Given request.
Each line from the top of the listing through the one holding "xMin) / nBins);" should be restated word for word, with nothing added and no pictures.

[start]

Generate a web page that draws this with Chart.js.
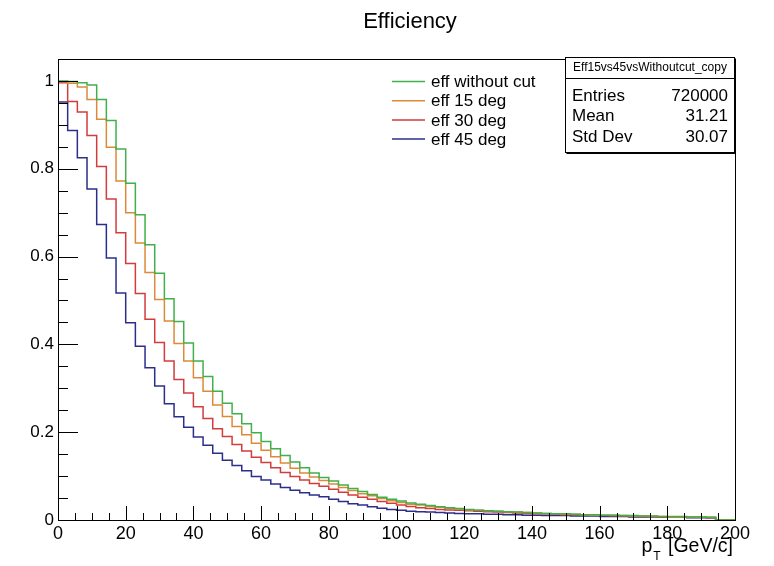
<!DOCTYPE html>
<html>
<head>
<meta charset="utf-8">
<script src="https://cdn.jsdelivr.net/npm/chart.js@4"></script>
<style>
  html, body { margin: 0; padding: 0; background: #fff; }
  #wrap { width: 774px; height: 566px; }
</style>
</head>
<body>
<div id="wrap"><canvas id="effChart" width="774" height="566"></canvas></div>
<script>
// histogram binning: 70 bins from 0 to 200 GeV/c
const xMin = 0, xMax = 200, nBins = 70;
const binEdges = Array.from({ length: nBins + 1 }, (_, i) => xMin + i * (xMax - xMin) / nBins);

// efficiency per bin
const effNoCut = [
  1.000, 1.000, 0.999, 0.996, 0.991, 0.958, 0.910, 0.845, 0.767, 0.695,
  0.627, 0.562, 0.504, 0.452, 0.403, 0.362, 0.327, 0.293, 0.266, 0.242,
  0.219, 0.199, 0.179, 0.162, 0.147, 0.132, 0.119, 0.107, 0.097, 0.089,
  0.080, 0.072, 0.065, 0.058, 0.052, 0.047, 0.043, 0.039, 0.036, 0.033,
  0.030, 0.028, 0.026, 0.024, 0.022, 0.021, 0.020, 0.019, 0.018, 0.017,
  0.016, 0.015, 0.014, 0.014, 0.013, 0.012, 0.012, 0.011, 0.011, 0.010,
  0.010, 0.009, 0.009, 0.008, 0.008, 0.008, 0.007, 0.007, 0.006, 0.000
];
const eff15 = [
  1.000, 0.998, 0.995, 0.986, 0.958, 0.913, 0.849, 0.772, 0.700, 0.631,
  0.564, 0.502, 0.453, 0.402, 0.362, 0.324, 0.293, 0.262, 0.236, 0.213,
  0.194, 0.175, 0.159, 0.144, 0.130, 0.118, 0.107, 0.098, 0.090, 0.082,
  0.074, 0.067, 0.060, 0.055, 0.049, 0.044, 0.040, 0.036, 0.034, 0.031,
  0.029, 0.027, 0.025, 0.023, 0.022, 0.021, 0.020, 0.019, 0.018, 0.017,
  0.016, 0.015, 0.014, 0.013, 0.013, 0.012, 0.011, 0.011, 0.010, 0.010,
  0.009, 0.009, 0.008, 0.008, 0.007, 0.007, 0.007, 0.006, 0.006, 0.000
];
const eff30 = [
  1.000, 0.996, 0.953, 0.929, 0.876, 0.805, 0.731, 0.654, 0.584, 0.516,
  0.457, 0.404, 0.362, 0.320, 0.289, 0.258, 0.231, 0.208, 0.190, 0.172,
  0.157, 0.143, 0.131, 0.119, 0.108, 0.099, 0.091, 0.083, 0.077, 0.070,
  0.063, 0.057, 0.052, 0.047, 0.042, 0.038, 0.034, 0.031, 0.028, 0.026,
  0.024, 0.023, 0.022, 0.021, 0.020, 0.019, 0.018, 0.017, 0.016, 0.015,
  0.014, 0.014, 0.013, 0.012, 0.012, 0.011, 0.011, 0.010, 0.010, 0.009,
  0.009, 0.008, 0.008, 0.007, 0.007, 0.007, 0.006, 0.006, 0.005, 0.000
];
const eff45 = [
  1.000, 0.952, 0.887, 0.825, 0.754, 0.673, 0.597, 0.517, 0.449, 0.396,
  0.347, 0.305, 0.265, 0.235, 0.211, 0.189, 0.170, 0.152, 0.136, 0.124,
  0.112, 0.099, 0.091, 0.082, 0.074, 0.068, 0.062, 0.057, 0.053, 0.047,
  0.042, 0.037, 0.034, 0.030, 0.027, 0.024, 0.022, 0.020, 0.019, 0.018,
  0.017, 0.016, 0.015, 0.014, 0.014, 0.013, 0.013, 0.012, 0.012, 0.011,
  0.011, 0.010, 0.010, 0.010, 0.009, 0.009, 0.009, 0.008, 0.008, 0.008,
  0.007, 0.007, 0.007, 0.006, 0.006, 0.006, 0.005, 0.005, 0.005, 0.000
];

const seriesLabels = ['eff without cut', 'eff 15 deg', 'eff 30 deg', 'eff 45 deg'];
const seriesColors = ['#41b04a', '#dc8a3a', '#d23c3c', '#2c2f8a'];

const xTicks = [0, 20, 40, 60, 80, 100, 120, 140, 160, 180, 200];
const yTicks = [0, 0.2, 0.4, 0.6, 0.8, 1];

const chartTitle = 'Efficiency';
const statsName = 'Eff15vs45vsWithoutcut_copy';
const statsRows = [['Entries', '720000'], ['Mean', '31.21'], ['Std Dev', '30.07']];

const FONT = "'Liberation Sans', Arial, Helvetica, sans-serif";

// turn bin contents into step points (lower edges + closing edge)
function toSteps(values) {
    const pts = values.map((v, i) => ({ x: binEdges[i], y: v }));
    pts.push({ x: binEdges[nBins], y: values[nBins - 1] });
    return pts;
}

// ROOT-like frame, inner ticks, title, legend, stats box
const rootStyle = {
    id: 'rootStyle',
    afterDraw(chart) {
        const ctx = chart.ctx;
        const a = chart.chartArea;
        const sx = chart.scales.x, sy = chart.scales.y;
        ctx.save();
        ctx.strokeStyle = '#000';
        ctx.lineWidth = 1;

        // frame
        ctx.strokeRect(Math.round(a.left) + 0.5, Math.round(a.top) + 0.5,
            Math.round(a.right - a.left), Math.round(a.bottom - a.top));

        // x ticks (inside, from bottom axis)
        ctx.beginPath();
        for (let v = xMin; v <= xMax + 1e-6; v += 5) {
            const px = Math.round(sx.getPixelForValue(v)) + 0.5;
            const len = (v % 20 === 0) ? 14 : 7;
            ctx.moveTo(px, a.bottom);
            ctx.lineTo(px, a.bottom - len);
        }
        // y ticks (inside, from left axis)
        for (let i = 0; i <= 21; i++) {
            const v = i * 0.05;
            const py = Math.round(sy.getPixelForValue(v)) + 0.5;
            const len = (i % 4 === 0) ? 20 : 10;
            ctx.moveTo(a.left, py);
            ctx.lineTo(a.left + len, py);
        }
        ctx.stroke();

        // title
        ctx.fillStyle = '#000';
        ctx.font = '22px ' + FONT;
        ctx.textAlign = 'center';
        ctx.textBaseline = 'alphabetic';
        ctx.fillText(chartTitle, 410, 28);

        // axis title p_T [GeV/c], right aligned to the frame
        ctx.font = '19.5px ' + FONT;
        const rest = ' [GeV/c]';
        const wRest = ctx.measureText(rest).width;
        let xr = 733 - wRest;
        ctx.textAlign = 'left';
        ctx.fillText(rest, xr, 552);
        ctx.font = '12px ' + FONT;
        const wT = ctx.measureText('T').width;
        xr -= wT + 2;
        ctx.fillText('T', xr, 560);
        ctx.font = '19.5px ' + FONT;
        const wP = ctx.measureText('p').width;
        ctx.fillText('p', xr - wP - 1, 552);

        // legend
        ctx.font = '17px ' + FONT;
        ctx.textBaseline = 'middle';
        chart.data.datasets.forEach((ds, i) => {
            const y = 81.5 + i * 19.2;
            ctx.strokeStyle = ds.borderColor;
            ctx.lineWidth = 1.5;
            ctx.beginPath();
            ctx.moveTo(392, y);
            ctx.lineTo(425, y);
            ctx.stroke();
            ctx.fillStyle = '#000';
            ctx.fillText(ds.label, 431, y + 1);
        });

        // stats box
        const bx = 565.5, by = 57.5, bw = 169, bh = 95;
        ctx.fillStyle = '#fff';
        ctx.fillRect(bx, by, bw, bh);
        ctx.strokeStyle = '#000';
        ctx.lineWidth = 1;
        ctx.strokeRect(bx, by, bw, bh);
        ctx.beginPath();
        ctx.moveTo(bx + 1, by + bh + 1);
        ctx.lineTo(bx + bw + 1, by + bh + 1);
        ctx.lineTo(bx + bw + 1, by + 1);
        ctx.stroke();
        ctx.beginPath();
        ctx.moveTo(bx, 78.5);
        ctx.lineTo(bx + bw, 78.5);
        ctx.stroke();
        ctx.fillStyle = '#000';
        ctx.font = '12px ' + FONT;
        ctx.textAlign = 'center';
        ctx.fillText(statsName, bx + bw / 2, 68);
        ctx.font = '17px ' + FONT;
        statsRows.forEach((row, i) => {
            const y = 96.5 + i * 20.3;
            ctx.textAlign = 'left';
            ctx.fillText(row[0], 572, y);
            ctx.textAlign = 'right';
            ctx.fillText(row[1], 728, y);
        });
        ctx.restore();
    }
};

const ctx = document.getElementById('effChart').getContext('2d');
const effChart = new Chart(ctx, {
    type: 'line',
    data: {
        datasets: [effNoCut, eff15, eff30, eff45].map((vals, i) => ({
            label: seriesLabels[i],
            data: toSteps(vals),
            borderColor: seriesColors[i],
            borderWidth: 1.5,
            stepped: 'after',
            pointRadius: 0,
            fill: false,
            tension: 0
        }))
    },
    options: {
        responsive: false,
        animation: false,
        events: [],
        layout: { padding: { left: 0, right: 39, top: 59, bottom: 0 } },
        plugins: {
            legend: { display: false },
            title: { display: false },
            tooltip: { enabled: false }
        },
        scales: {
            x: {
                type: 'linear',
                min: xMin,
                max: xMax,
                grid: { display: false, drawTicks: false },
                border: { display: false },
                afterBuildTicks: (scale) => { scale.ticks = xTicks.map(v => ({ value: v })); },
                afterFit: (scale) => { scale.height = 46; },
                ticks: {
                    padding: 3,
                    maxRotation: 0,
                    autoSkip: false,
                    color: '#000',
                    font: { family: FONT, size: 18 },
                    callback: (v) => String(v)
                }
            },
            y: {
                type: 'linear',
                min: 0,
                max: 1.05,
                grid: { display: false, drawTicks: false },
                border: { display: false },
                afterBuildTicks: (scale) => { scale.ticks = yTicks.map(v => ({ value: v })); },
                afterFit: (scale) => { scale.width = 58; },
                ticks: {
                    padding: 4,
                    autoSkip: false,
                    color: '#000',
                    font: { family: FONT, size: 17 },
                    callback: (v) => String(+Number(v).toFixed(2))
                }
            }
        }
    },
    plugins: [rootStyle]
});
</script>
</body>
</html>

[end]

Answer.
Generate a web page that draws this with Chart.js.
<!DOCTYPE html>
<html>
<head>
<meta charset="utf-8">
<script src="https://cdn.jsdelivr.net/npm/chart.js@4"></script>
<style>
  html, body { margin: 0; padding: 0; background: #fff; }
  #wrap { width: 774px; height: 566px; }
</style>
</head>
<body>
<div id="wrap"><canvas id="effChart" width="774" height="566"></canvas></div>
<script>
// histogram binning: 70 bins from 0 to 200 GeV/c
const xMin = 0, xMax = 200, nBins = 70;
const binEdges = Array.from({ length: nBins + 1 }, (_, i) => xMin + i * (xMax - xMin) / nBins);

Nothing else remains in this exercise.